Blockchain 101: What is a Smart Contract?
Remember “Blockchain technology represents a potential 3%-10% cost savings on every transaction that uses it as a medium of exchange”
A smart contract is a computer program that automatically executes when pre-agreed parameters are met. To execute you don’t need to trust that the other actor will come through on their side of the contract. You just need to trust the code. This sounds very confusing but bear with me. A basic smart contract could be something such as this: You and I could agree to a bet on the Seahawks, 49ers game. We must agree upon some third party (centralized now but potentially distributed in the future) who will confirm the true outcome of this bet, perhaps a 3rd party that scrapes ESPN’s API for the outcome of the game. In this hypothetical, we both will pay $100 worth of cryptocurrency into a smart contract. The contract itself holds the collateral in escrow until the parameters are fulfilled. As soon as the game is finished, and the Seahawks win, the third party will acknowledge this and the game contract will be settled right then and there. I, being the Seahawks fan, will receive $200 worth of cryptocurrency from the contract. The processing fee for executing the entire contract is minimal.

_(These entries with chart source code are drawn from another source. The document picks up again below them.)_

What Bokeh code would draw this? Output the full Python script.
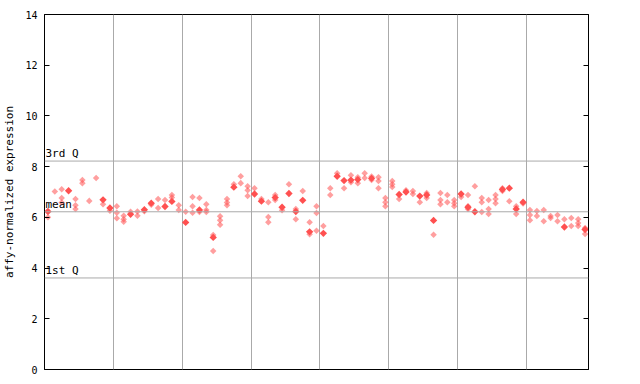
from bokeh.plotting import figure
from bokeh.models import FixedTicker, LinearAxis, Grid, Span, Label
from bokeh.embed import file_html
from bokeh.resources import INLINE
import numpy as np

# ---- data ----
y_ticks = [0, 2, 4, 6, 8, 10, 12, 14]
x_grid = [10, 20, 30, 40, 50, 60, 70]
n_samples = 79
q1_value = 3.61
mean_value = 6.22
q3_value = 8.22
y_label = "affy-normalized expression"

# solid red points: sample index -> value
solid_idx = [0, 3, 8, 9, 12, 14, 15, 17, 18, 20, 22, 24, 27, 30, 31, 33, 34, 35,
             36, 37, 38, 40, 42, 43, 44, 45, 47, 51, 52, 54, 55, 56, 60, 61, 62,
             66, 67, 68, 69, 75, 78]
solid_val = [6.23, 7.05, 6.69, 6.37, 6.12, 6.30, 6.56, 6.43, 6.63, 5.80, 6.29, 5.21,
             7.19, 6.92, 6.64, 6.78, 6.40, 6.94, 6.23, 6.67, 5.43, 5.37, 7.62, 7.45,
             7.47, 7.49, 7.54, 6.90, 7.00, 6.84, 6.88, 5.88, 6.92, 6.40, 6.22, 7.10,
             7.15, 6.33, 6.60, 5.62, 5.52]

# lighter (dithered) red points: one list of values per sample
light_vals = [
    [6.00], [7.02], [7.11, 6.76, 6.59], [], [6.72, 6.48, 6.33], [7.47, 7.35],
    [6.65], [7.55], [6.52], [6.26], [6.44, 6.18, 5.96], [6.06, 5.93, 5.83],
    [6.22], [6.23, 6.06], [6.24], [6.50], [6.72, 6.37], [6.68], [6.88, 6.78],
    [6.48, 6.29], [6.22], [6.80, 6.44, 6.18], [6.76, 6.21], [6.52, 6.29, 6.21],
    [5.30, 4.67], [6.04, 5.89, 5.71], [6.72, 6.59, 6.48], [7.31], [7.62, 7.35],
    [7.23, 7.07, 6.84], [7.15], [6.72], [6.60, 6.01, 5.81], [6.88, 6.68], [6.28],
    [7.31], [6.33, 5.93], [7.04], [5.81, 5.33], [6.44, 6.17, 5.47], [5.66],
    [7.15, 6.88], [7.74], [7.15], [7.66, 7.38], [7.58, 7.35], [7.74, 7.55],
    [7.61, 7.47], [7.58, 7.43, 7.15], [6.76, 6.60, 6.44], [7.43, 7.31, 7.20],
    [6.72], [7.07], [7.04, 6.92], [6.60], [6.96, 6.76], [5.31],
    [6.96, 6.68, 6.52], [6.88, 6.60], [6.68, 6.56, 6.44], [6.80],
    [6.88, 6.44, 6.33], [7.23], [6.76, 6.60, 6.21], [6.68, 6.33, 6.13],
    [6.88, 6.72, 6.56], [7.15, 7.04], [6.64], [6.44, 6.13], [6.55],
    [6.29, 6.09, 5.89], [6.25, 6.05], [6.29, 5.85], [6.05, 5.97], [6.09, 5.85],
    [5.93], [5.97, 5.66], [5.93, 5.78, 5.66], [5.58, 5.34],
]

light_x, light_y = [], []
for i, vals in enumerate(light_vals):
    for v in vals:
        light_x.append(i + 0.5)
        light_y.append(v)
solid_x = [i + 0.5 for i in solid_idx]

FONT = "DejaVu Sans Mono"
RED = "#ff5050"

p = figure(width=632, height=376, x_range=(0, n_samples), y_range=(0, 14),
           output_backend="svg", toolbar_location=None,
           x_axis_location=None, y_axis_location="left",
           min_border_left=44, min_border_right=44, min_border_top=14,
           min_border_bottom=7)
p.background_fill_color = "white"
p.border_fill_color = "white"
p.outline_line_color = "black"
p.outline_line_width = 1
for g in p.grid:
    g.visible = False

# vertical grid lines
p.add_layout(Grid(dimension=0, ticker=FixedTicker(ticks=x_grid),
                  grid_line_color="#aaaaaa", grid_line_width=1))

# quartile / mean lines
for v in (q1_value, mean_value, q3_value):
    p.add_layout(Span(location=v, dimension="width", line_color="#aaaaaa",
                      line_width=1))

# left axis
ya = p.yaxis[0]
ya.ticker = FixedTicker(ticks=y_ticks)
ya.major_tick_in = 5
ya.major_tick_out = 0
ya.minor_tick_line_color = None
ya.axis_line_color = "black"
ya.major_tick_line_color = "black"
ya.major_label_text_font = FONT
ya.major_label_text_font_size = "10px"
ya.major_label_text_color = "black"
ya.major_label_standoff = 7
ya.axis_label = y_label
ya.axis_label_text_font = FONT
ya.axis_label_text_font_size = "11px"
ya.axis_label_text_font_style = "normal"
ya.axis_label_text_color = "black"
ya.axis_label_standoff = 6

# right axis (ticks only)
ra = LinearAxis(ticker=FixedTicker(ticks=y_ticks), major_tick_in=5,
                major_tick_out=0, minor_tick_line_color=None,
                major_label_text_color=None, axis_line_color="black",
                major_tick_line_color="black")
p.add_layout(ra, "right")

# points
p.scatter(light_x, light_y, marker="square", angle=np.pi / 4, size=4.6,
          fill_color=RED, fill_alpha=0.55, line_color=None)
p.scatter(solid_x, solid_val, marker="square", angle=np.pi / 4, size=5.2,
          fill_color=RED, fill_alpha=1.0, line_color=None)

# labels
for txt, v in (("3rd Q", q3_value), ("mean", mean_value), ("1st Q", q1_value)):
    p.add_layout(Label(x=0, y=v, text=txt, x_offset=1, y_offset=1,
                       text_baseline="bottom", text_align="left",
                       text_font=FONT, text_font_size="11px",
                       text_color="black"))

open("out.html", "w").write(file_html(p, INLINE))
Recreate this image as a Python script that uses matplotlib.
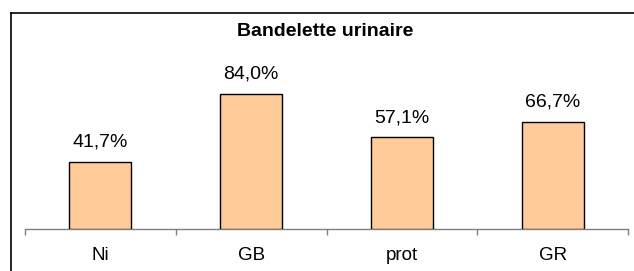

This may sound just like a novel experiment but there are a few reasons that make it game changing. The first reason is it can drastically decrease the costs of escrow and payments associated with escrow. Escrow costs are massive for transactions as expansive as global international trade and things as small as real estate transactions. For example, in real estate, 1% of the total transaction cost is usually given to the escrow company. This company’s only function is to safely hold the funds on one side and the deed on the other. Usually for less than 7 days. This is a massive inefficiency that will easily be removed when smart contract based systems are capable of fulfilling this scenario. The second major reason that smart contract technology will be revolutionary is that it will allow for new ways to organize how information, value, and rules interact. Smart contracts can facilitate structuring new kinds of organizations. Different types of Decentralized Autonomous Organizations (DAOs) are already popping up in a few different industries (See RLoop, Digix DAO, DASH). These structures of governance are starting to be explored and have yielded very promising preliminary results. In a future article I will dissect DAOs as they are deserving of their own post.
The largest and most highly renowned smart contract platform is Ethereum. Ethereum is the first smart contract platform to achieve large scale adoption by 3rd-party developers (the popular CryptoKitties collectibles game was an early example of an application run through smart contracts on the Ethereum blockchain). The native cryptocurrency of the Ethereum blockchain, Ether, is the second largest cryptocurrency by market capitalization. Ethereum has one of the largest developer bases in the industry. Developers are creating Decentralized Apps (DApps) on top of the platform to assist with the creation and execution of smart contracts. You can check out a full list of DApps at https://www.stateofthedapps.com/.
To recap, a smart contract is a piece of code that automatically executes a function when conditions that were previously agreed to are met. They promise to lower business costs significantly in many areas. A new type of governance system can easily be built out upon sets of smart contracts. This governance system has the potential to be highly efficient compared to legacy systems. They could disrupt the way both governments and companies are run.
P.S. If I were doing a dissertation for a doctorate, I would marry the death of democracy as we know it with the rise of DAOs.